WHAT TO WORK ON:
All of the data that follows should be retyped exactly, please, except the pictures.

DATA SECTION:

_____

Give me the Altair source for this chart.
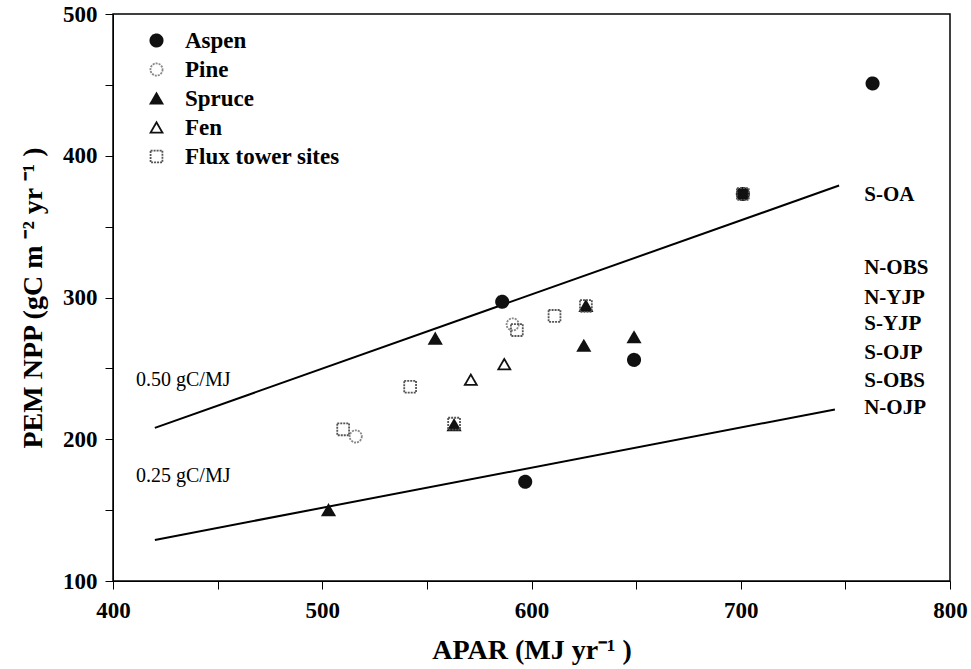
import altair as alt
import pandas as pd

# ---- data ----
series_names = ["Aspen", "Pine", "Spruce", "Fen", "Flux tower sites"]

aspen_x = [763, 701, 586, 649, 597]
aspen_y = [451, 373, 297, 256, 170]
pine_x = [516, 591]
pine_y = [202, 281]
spruce_x = [503, 554, 563, 626, 625, 649]
spruce_y = [150, 271, 210, 294, 266, 272]
fen_x = [571, 587]
fen_y = [242, 253]
flux_x = [701, 626, 611, 593, 542, 510, 563]
flux_y = [373, 294, 287, 277, 237, 207, 211]

line_names = ["0.50 gC/MJ", "0.25 gC/MJ"]
line_x_start = [420, 420]
line_x_end = [747, 745]
line_y_start = [208, 129]
line_y_end = [379, 221]
line_label_x = [411, 411]
line_label_y = [242, 174]

site_labels = ["S-OA", "N-OBS", "N-YJP", "S-YJP", "S-OJP", "S-OBS", "N-OJP"]
site_label_y = [372, 321, 300, 281, 261, 241, 222]
site_label_x = 759

x_ticks = list(range(400, 801, 50))
y_ticks = list(range(100, 501, 50))

# ---- tables ----
rows = []
for name, xs, ys in [("Aspen", aspen_x, aspen_y), ("Pine", pine_x, pine_y),
                     ("Spruce", spruce_x, spruce_y), ("Fen", fen_x, fen_y),
                     ("Flux tower sites", flux_x, flux_y)]:
    for a, b in zip(xs, ys):
        rows.append({"series": name, "apar": a, "npp": b})
pts = pd.DataFrame(rows)

lines = pd.DataFrame(
    [{"line": n, "apar": xs, "npp": ys} for n, xs, ys in zip(line_names, line_x_start, line_y_start)]
    + [{"line": n, "apar": xe, "npp": ye} for n, xe, ye in zip(line_names, line_x_end, line_y_end)]
)
line_lab = pd.DataFrame({"label": line_names, "apar": line_label_x, "npp": line_label_y})
sites = pd.DataFrame({"label": site_labels, "apar": [site_label_x] * len(site_labels), "npp": site_label_y})

SERIF = "Liberation Serif"

xscale = alt.Scale(domain=[400, 800], nice=False, zero=False)
yscale = alt.Scale(domain=[100, 500], nice=False, zero=False)

xaxis = alt.Axis(values=x_ticks, labelExpr="datum.value % 100 == 0 ? datum.label : ''",
                 grid=False, tickSize=8, labelPadding=10, labelFontSize=23, labelFont=SERIF,
                 labelFontWeight="bold", titleFontSize=28, titleFont=SERIF, titleFontWeight="bold",
                 titlePadding=14, domainColor="black", tickColor="black", labelColor="black",
                 titleColor="black", labelFlush=False)
yaxis = alt.Axis(values=y_ticks, labelExpr="datum.value % 100 == 0 ? datum.label : ''",
                 grid=False, tickSize=8, labelPadding=8, labelFontSize=23, labelFont=SERIF,
                 labelFontWeight="bold", titleFontSize=28, titleFont=SERIF, titleFontWeight="bold",
                 titlePadding=15, domainColor="black", tickColor="black", labelColor="black",
                 titleColor="black", labelFlush=False)

shape_range = ["circle", "circle", "triangle-up", "triangle-up", "square"]
fill_range = ["#111111", "transparent", "#111111", "transparent", "transparent"]
stroke_range = ["#111111", "#888888", "#111111", "#111111", "#555555"]
size_range = [150, 140, 230, 230, 420]
dash_range = [[1, 0], [2, 1], [1, 0], [1, 0], [2, 1]]

points = alt.Chart(pts).mark_point(strokeWidth=1.8, opacity=1).encode(
    x=alt.X("apar:Q", scale=xscale, axis=xaxis, title="APAR (MJ yr⁻¹ )"),
    y=alt.Y("npp:Q", scale=yscale, axis=yaxis, title="PEM NPP (gC m ⁻² yr ⁻¹ )"),
    shape=alt.Shape("series:N", scale=alt.Scale(domain=series_names, range=shape_range),
                    legend=alt.Legend(orient="none", legendX=32, legendY=15, title=None,
                                      labelFont=SERIF, labelFontSize=23, labelFontWeight="bold",
                                      labelColor="black", rowPadding=5, symbolStrokeWidth=1.8,
                                      labelOffset=17, padding=0, labelLimit=0)),
    fill=alt.Fill("series:N", scale=alt.Scale(domain=series_names, range=fill_range)),
    stroke=alt.Stroke("series:N", scale=alt.Scale(domain=series_names, range=stroke_range)),
    size=alt.Size("series:N", scale=alt.Scale(domain=series_names, range=size_range)),
    strokeDash=alt.StrokeDash("series:N", scale=alt.Scale(domain=series_names, range=dash_range)),
)

rule_lines = alt.Chart(lines).mark_line(color="black", strokeWidth=2).encode(
    x=alt.X("apar:Q", scale=xscale),
    y=alt.Y("npp:Q", scale=yscale),
    detail="line:N",
)

line_text = alt.Chart(line_lab).mark_text(align="left", baseline="middle", font=SERIF,
                                          fontSize=20, color="black").encode(
    x=alt.X("apar:Q", scale=xscale), y=alt.Y("npp:Q", scale=yscale), text="label:N")

site_text = alt.Chart(sites).mark_text(align="left", baseline="middle", font=SERIF,
                                       fontSize=21, fontWeight="bold", color="black").encode(
    x=alt.X("apar:Q", scale=xscale), y=alt.Y("npp:Q", scale=yscale), text="label:N")

chart = alt.layer(rule_lines, points, line_text, site_text).properties(
    width=837, height=567,
    autosize=alt.AutoSizeParams(type="none"),
    padding={"left": 113, "top": 14, "right": 21, "bottom": 88},
    background="white",
).configure_view(stroke="black", strokeWidth=1.5)

chart.save("out.html", embed_options={"renderer": "svg", "actions": False})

_____

WRITTEN ANSWER:
Give me the Altair source for this chart.
import altair as alt
import pandas as pd

# ---- data ----
series_names = ["Aspen", "Pine", "Spruce", "Fen", "Flux tower sites"]

aspen_x = [763, 701, 586, 649, 597]
aspen_y = [451, 373, 297, 256, 170]
pine_x = [516, 591]
pine_y = [202, 281]
spruce_x = [503, 554, 563, 626, 625, 649]
spruce_y = [150, 271, 210, 294, 266, 272]
fen_x = [571, 587]
fen_y = [242, 253]
flux_x = [701, 626, 611, 593, 542, 510, 563]
flux_y = [373, 294, 287, 277, 237, 207, 211]

line_names = ["0.50 gC/MJ", "0.25 gC/MJ"]
line_x_start = [420, 420]
line_x_end = [747, 745]
line_y_start = [208, 129]
line_y_end = [379, 221]
line_label_x = [411, 411]
line_label_y = [242, 174]

site_labels = ["S-OA", "N-OBS", "N-YJP", "S-YJP", "S-OJP", "S-OBS", "N-OJP"]
site_label_y = [372, 321, 300, 281, 261, 241, 222]
site_label_x = 759

x_ticks = list(range(400, 801, 50))
y_ticks = list(range(100, 501, 50))

# ---- tables ----
rows = []
for name, xs, ys in [("Aspen", aspen_x, aspen_y), ("Pine", pine_x, pine_y),
                     ("Spruce", spruce_x, spruce_y), ("Fen", fen_x, fen_y),
                     ("Flux tower sites", flux_x, flux_y)]:
    for a, b in zip(xs, ys):
        rows.append({"series": name, "apar": a, "npp": b})
pts = pd.DataFrame(rows)

lines = pd.DataFrame(
    [{"line": n, "apar": xs, "npp": ys} for n, xs, ys in zip(line_names, line_x_start, line_y_start)]
    + [{"line": n, "apar": xe, "npp": ye} for n, xe, ye in zip(line_names, line_x_end, line_y_end)]
)
line_lab = pd.DataFrame({"label": line_names, "apar": line_label_x, "npp": line_label_y})
sites = pd.DataFrame({"label": site_labels, "apar": [site_label_x] * len(site_labels), "npp": site_label_y})

SERIF = "Liberation Serif"

xscale = alt.Scale(domain=[400, 800], nice=False, zero=False)
yscale = alt.Scale(domain=[100, 500], nice=False, zero=False)

xaxis = alt.Axis(values=x_ticks, labelExpr="datum.value % 100 == 0 ? datum.label : ''",
                 grid=False, tickSize=8, labelPadding=10, labelFontSize=23, labelFont=SERIF,
                 labelFontWeight="bold", titleFontSize=28, titleFont=SERIF, titleFontWeight="bold",
                 titlePadding=14, domainColor="black", tickColor="black", labelColor="black",
                 titleColor="black", labelFlush=False)
yaxis = alt.Axis(values=y_ticks, labelExpr="datum.value % 100 == 0 ? datum.label : ''",
                 grid=False, tickSize=8, labelPadding=8, labelFontSize=23, labelFont=SERIF,
                 labelFontWeight="bold", titleFontSize=28, titleFont=SERIF, titleFontWeight="bold",
                 titlePadding=15, domainColor="black", tickColor="black", labelColor="black",
                 titleColor="black", labelFlush=False)

shape_range = ["circle", "circle", "triangle-up", "triangle-up", "square"]
fill_range = ["#111111", "transparent", "#111111", "transparent", "transparent"]
stroke_range = ["#111111", "#888888", "#111111", "#111111", "#555555"]
size_range = [150, 140, 230, 230, 420]
dash_range = [[1, 0], [2, 1], [1, 0], [1, 0], [2, 1]]

points = alt.Chart(pts).mark_point(strokeWidth=1.8, opacity=1).encode(
    x=alt.X("apar:Q", scale=xscale, axis=xaxis, title="APAR (MJ yr⁻¹ )"),
    y=alt.Y("npp:Q", scale=yscale, axis=yaxis, title="PEM NPP (gC m ⁻² yr ⁻¹ )"),
    shape=alt.Shape("series:N", scale=alt.Scale(domain=series_names, range=shape_range),
                    legend=alt.Legend(orient="none", legendX=32, legendY=15, title=None,
                                      labelFont=SERIF, labelFontSize=23, labelFontWeight="bold",
                                      labelColor="black", rowPadding=5, symbolStrokeWidth=1.8,
                                      labelOffset=17, padding=0, labelLimit=0)),
    fill=alt.Fill("series:N", scale=alt.Scale(domain=series_names, range=fill_range)),
    stroke=alt.Stroke("series:N", scale=alt.Scale(domain=series_names, range=stroke_range)),
    size=alt.Size("series:N", scale=alt.Scale(domain=series_names, range=size_range)),
    strokeDash=alt.StrokeDash("series:N", scale=alt.Scale(domain=series_names, range=dash_range)),
)

rule_lines = alt.Chart(lines).mark_line(color="black", strokeWidth=2).encode(
    x=alt.X("apar:Q", scale=xscale),
    y=alt.Y("npp:Q", scale=yscale),
    detail="line:N",
)

line_text = alt.Chart(line_lab).mark_text(align="left", baseline="middle", font=SERIF,
                                          fontSize=20, color="black").encode(
    x=alt.X("apar:Q", scale=xscale), y=alt.Y("npp:Q", scale=yscale), text="label:N")

site_text = alt.Chart(sites).mark_text(align="left", baseline="middle", font=SERIF,
                                       fontSize=21, fontWeight="bold", color="black").encode(
    x=alt.X("apar:Q", scale=xscale), y=alt.Y("npp:Q", scale=yscale), text="label:N")

chart = alt.layer(rule_lines, points, line_text, site_text).properties(
    width=837, height=567,
    autosize=alt.AutoSizeParams(type="none"),
    padding={"left": 113, "top": 14, "right": 21, "bottom": 88},
    background="white",
).configure_view(stroke="black", strokeWidth=1.5)

chart.save("out.html", embed_options={"renderer": "svg", "actions": False})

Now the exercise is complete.